The State Board of Equalization announced in December that the Legislature will have an extra $612 million above the current fiscal year’s revenue to spend in fiscal 2020, which begins in July.
Gov.-elect Kevin Stitt, a Republican, warned that the good news "isn’t a blank check," according to local media reports.
Oil prices, which topped $75 a barrel early last year, have begun to slide again, dropping below $50 in December.
Still, House Minority Leader Emily Virgin, a Democrat from Norman, called the news of the surplus an encouraging sign.
"If nothing else, it shows that the much-needed revenue raising measures from last session are working," she said in a statement. "We do agree with House Republican leadership that this surplus shouldn’t be taken for granted. We cannot repeat the mistakes of the past by passing frivolous tax cuts while simultaneously underfunding education, corrections and other vital state agencies."
The oil price could also affect North Dakota, where Gov. Doug Burgum (R) is hoping to replenish the state’s reserve funds after the oil crash.
North Dakota socks away the majority of its oil and gas revenue in a series of reserve funds. The state exhausted most of those funds during the lean years of 2015 and 2016 (Energywire, Aug. 5, 2016).
Producers in North Dakota’s Bakken Shale field typically get a lower-than-average price for their oil because they’re so far from refining centers.

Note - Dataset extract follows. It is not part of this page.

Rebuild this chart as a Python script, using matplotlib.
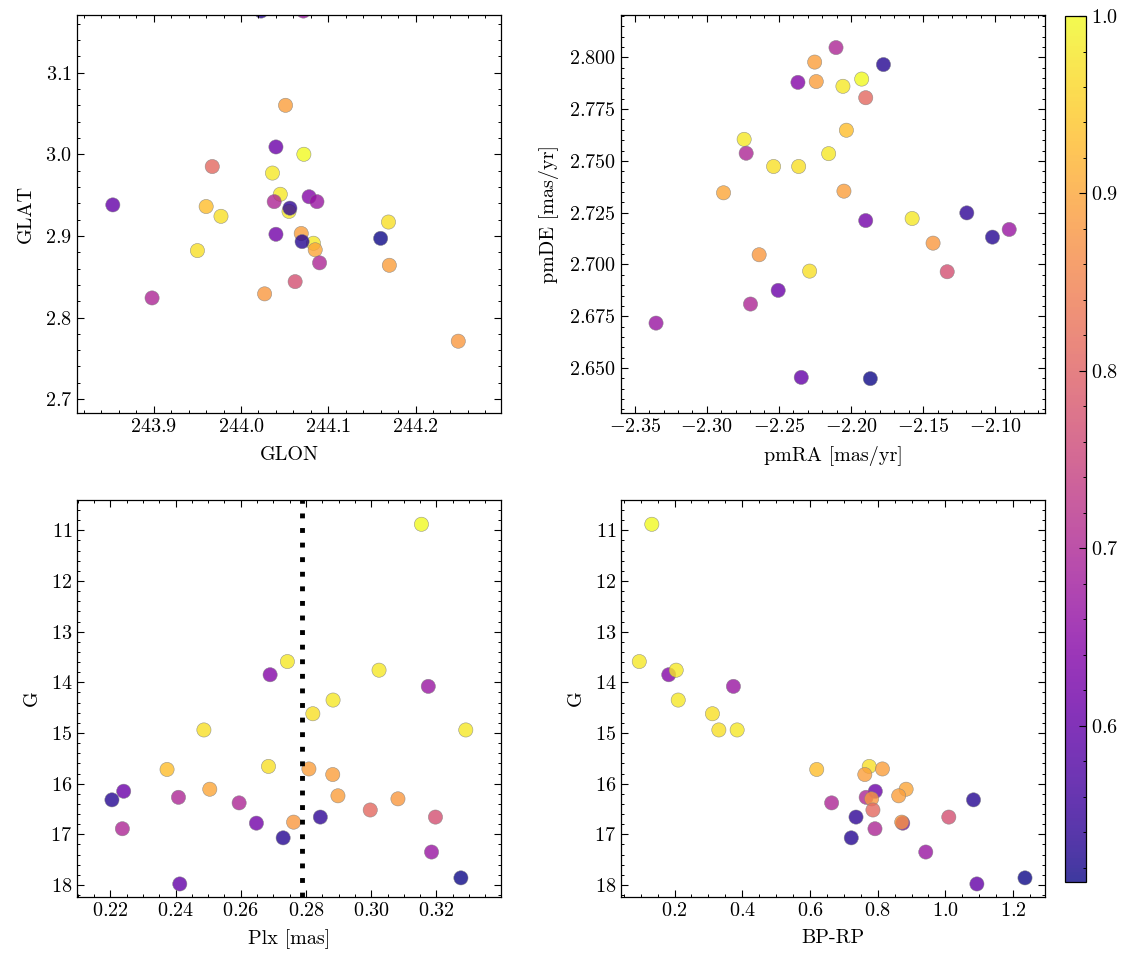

And the state Department of Mineral Resources said last month that production could fall in the first quarter of this year due to the price slump (Energywire, Dec. 17, 2018).
The price slump is expected to cut about $160 million from the state’s revenue, Mike Nowatzki, a spokesman for the governor, said in an email.
"We have more cushion than that, so it wouldn’t really affect the governor’s budget proposal," Nowatzki wrote.